It occurs to me…

I wonder if the OWS children got their idea of how the economy works from the board game Monopoly.

In Monopoly, unless you break the rules, your economy is limited to the amount of money in the bank.1 The object of the game as I recall it (haven’t played it in years) is to accrue to yourself as much unmortgaged property as possible and to build as many houses and hotels on that property as you can before the bank runs out of money, at which point the game ends.

The problem is that Monopoly, for all it claims to be about becoming a fat-cat businessman as portrayed on the cover of the game by its rich-dude-in-evening-dress caricature, isn’t even a crude analogy of how a capitalist economy works.2

As I posted over at Joe’s, the American economy is not a zero-sum game. If it were there would be no more dollars in existence today than there were at the time we declared independence.3 Clearly that’s not the case, and we can clearly demonstrate that Monopoly was not, is not, and never will be the way a capitalist economy actually works.
I also said (and now I’m pretty much quoting what I wrote there) it’s clear from the evidence that even many of our poorest families are significantly richer today4 than they have ever been before. Too many of them drive relatively late-model cars, have computers and big-screen TVs, eat relatively well for “poor” people, and generally are not dressed in hand-me-down rags to be truly described as poverty-stricken. (Yes, there are poor people in this country who unfortunately fit the “poverty-stricken” paradigm. “The poor will always be with you.” Sucks to be them, but their problems run deeper than “the rich have all the money”.)

The rich cannot possibly suck up all the money that exists, as seems to be claimed by the OWS children, because in the process of said suckage, they create more wealth for everybody who participates in the economy.5 Which means more money in circulation among the people who have to work for a living. This is what Wall Street does for us. It creates wealth, and wealth creates jobs, which in turn creates more pocket money for everybody. Everybody wins.
When the government steps in and imposes punitive taxes on the rich, the rich find ways to protect their wealth, which in the process limits the amount of money available to create new wealth. Which means less money in circulation among the people who have to work for a living, because gee, there are fewer jobs available and more have been lost because in order to pay the punitive taxes, business had to decide between paying x number of employees, or paying the government.
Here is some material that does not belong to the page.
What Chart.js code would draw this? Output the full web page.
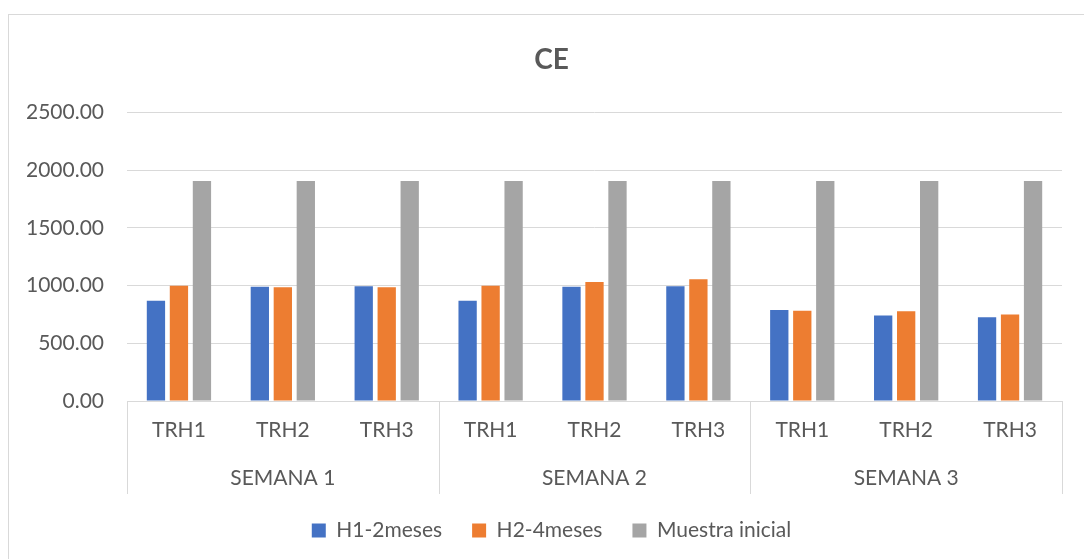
<!DOCTYPE html>
<html>
<head>
<meta charset="utf-8">
<script src="https://cdn.jsdelivr.net/npm/chart.js@4.4.1/dist/chart.umd.min.js"></script>
<style>
  html, body { margin: 0; padding: 0; background: #fff; overflow: hidden; width: 1084px; height: 559px; }
  #frame {
    position: absolute; left: 8px; top: 14px; width: 1200px; height: 700px;
    border-left: 1px solid #d9d9d9; border-top: 1px solid #d9d9d9;
  }
  /* the chart object is a bit wider than the window, as in the original */
  #wrap { position: absolute; left: 0; top: 0; width: 1100px; height: 559px; }
</style>
</head>
<body>
<div id="frame"></div>
<div id="wrap"><canvas id="ceChart"></canvas></div>
<script>
// Categories: treatments inside each week
const weeks = ['SEMANA 1', 'SEMANA 2', 'SEMANA 3'];
const treatments = ['TRH1', 'TRH2', 'TRH3'];

// Series values (CE), in week / treatment order
const h1Values = [870, 991, 995, 869, 991, 995, 788, 742, 727];
const h2Values = [1000, 986, 986, 1000, 1032, 1056, 782, 777, 750];
const initialValues = [1906, 1906, 1906, 1906, 1906, 1906, 1906, 1906, 1906];

// Y axis ticks
const yTicks = [0, 500, 1000, 1500, 2000, 2500];

const textColor = '#595959';
const lineColor = '#d9d9d9';
const fontFamily = 'Lato';

// Two-line labels: treatment on top, week name under the middle treatment
const labels = [];
weeks.forEach(week => {
  treatments.forEach((trh, i) => {
    labels.push([trh, i === 1 ? week : '']);
  });
});

// Vertical separators between the week groups, below the x axis
const weekSeparators = {
  id: 'weekSeparators',
  afterDraw(chart) {
    const x = chart.scales.x;
    const area = chart.chartArea;
    const c = chart.ctx;
    c.save();
    c.strokeStyle = lineColor;
    c.lineWidth = 1;
    for (let w = 0; w <= weeks.length; w++) {
      let px;
      if (w === 0) px = x.left;
      else if (w === weeks.length) px = x.right;
      else px = (x.getPixelForValue(w * 3 - 1) + x.getPixelForValue(w * 3)) / 2;
      px = Math.round(px) + 0.5;
      c.beginPath();
      c.moveTo(px, area.bottom);
      c.lineTo(px, area.bottom + 93);
      c.stroke();
    }
    c.restore();
  }
};

const ctx = document.getElementById('ceChart').getContext('2d');
new Chart(ctx, {
  type: 'bar',
  data: {
    labels: labels,
    datasets: [
      { label: 'H1-2meses', data: h1Values, backgroundColor: '#4472C4' },
      { label: 'H2-4meses', data: h2Values, backgroundColor: '#ED7D31' },
      { label: 'Muestra inicial', data: initialValues, backgroundColor: '#A5A5A5' }
    ]
  },
  plugins: [weekSeparators],
  options: {
    responsive: true,
    maintainAspectRatio: false,
    animation: false,
    categoryPercentage: 0.664,
    barPercentage: 0.796,
    layout: { padding: { left: 3, right: 0, top: 0, bottom: 8 } },
    scales: {
      x: {
        grid: {
          display: true,
          drawOnChartArea: false,
          tickLength: 17,
          color: 'rgba(0,0,0,0)'
        },
        border: { display: true, color: lineColor },
        ticks: {
          autoSkip: false,
          maxRotation: 0,
          padding: -12,
          color: textColor,
          font: { family: fontFamily, size: 21, lineHeight: 48 / 21 }
        }
      },
      y: {
        min: 0,
        max: 2500,
        afterBuildTicks: scale => { scale.ticks = yTicks.map(v => ({ value: v })); },
        afterFit: scale => { scale.width = 124; },
        grid: { color: lineColor, drawTicks: false },
        border: { display: false },
        ticks: {
          padding: 23,
          color: textColor,
          font: { family: fontFamily, size: 21 },
          callback: value => Number(value).toFixed(2)
        }
      },
      // empty space on the right, keeps the plot narrower than the title/legend
      yRight: {
        type: 'linear',
        position: 'right',
        grid: { display: false },
        border: { display: false },
        ticks: { display: false },
        afterFit: scale => { scale.width = 38; }
      }
    },
    plugins: {
      title: {
        display: true,
        text: 'CE',
        color: textColor,
        font: { family: fontFamily, size: 28, weight: 'bold', lineHeight: 1.2 },
        padding: { top: 43, bottom: 36 }
      },
      legend: {
        position: 'bottom',
        labels: {
          boxWidth: 14,
          boxHeight: 14,
          padding: 30,
          color: textColor,
          font: { family: fontFamily, size: 21 }
        }
      },
      tooltip: { enabled: false }
    }
  }
});
</script>
</body>
</html>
Oh, and I should note, the rich also give less to charity under these circumstances. So: Everybody loses [and the economy does start to approach zero-sumness due to the loss, which doesn’t really get made back up because most tax revenues are wasted, cf. Solyndra].

If you don’t or won’t understand the foregoing, then you have no business participating in any discussion about our capitalist economy.

And if you are one of these uninformed “Occupy” people, you need to be demonstrating outside of the White House and Congress. Those are the bastards who are keeping you down, not the folks on Wall Street.


1 Let’s assume that you don’t have extra money packs sitting around that you break open once the bank runs low on cash. Play by the rules, damn it.

2 Although it does occur to me that perhaps the OWS people think the rich lock their money in big vaults below their palatial mansions and, like Scrooge McDuck, sometimes use those vaults as swimming pools.

3 Let’s not get into what the world economy would be like without capitalism. Maybe Og’s ancestors would have had all the rocks and he’d be king of the world while the rest of us scratched for berries and hunted cave bears with wooden spears and flint points.

4 Well, OK, they were before the Democrats took charge in 2006 and destroyed the economy.

5 This is why so many middle-class types are in the mutual-funds market. Every time some rich bastard invests in a fund that I own a piece of, I benefit.

5 Replies to “It occurs to me…”

  1. I should note that this is an extremely simplified description on my part of a very complex subject in which I have only very basic formal training, so if you think I missed something important, please feel free to jump in.

  2. You are absolutely correct.
    If you play Monopoly with people who are real capitalists, or maybe just good at the game, there is not enough money to finish. You have to add money. Just as you indicate, real wealth grows and increases over time. Indeed, a rising tide does float all boats.

  3. I agree completely with both of you. A lot of people don’t agree with the rising tide lifting all boats.
    Here is my alternative explanation that might work better for them. The economy declines, and two guys lose their jobs. One has a year’s after tax pay in the bank. The other is living from paycheck to paycheck. Who is hurt worse by the loss of the job?
    Or this scenario. Two guys start work for a company on the same day, one puts the maximum in his 401(K), and the other puts nothing in. One day 25 years later the company goes broke and they’re both out of a job? Who is hurt worse by the loss of the job?
    So if the poor person is hurt more by a bad economy, is he not helped as much by the absence of a bad economy as the guy who is rich?
    The political left thinks that people get rich by screwing the poor. The reality is that poor people are poor because they make poor decisions. Liberals used to endorse this idea because they thought education was the solution to poverty.

  4. Everybody Knows that the Corpos have obscure rooms with the mail slot at the top of the door, and part of the daily routine is for someone to come by several times each business day and shove bundles of hundreds in there when no one else is around.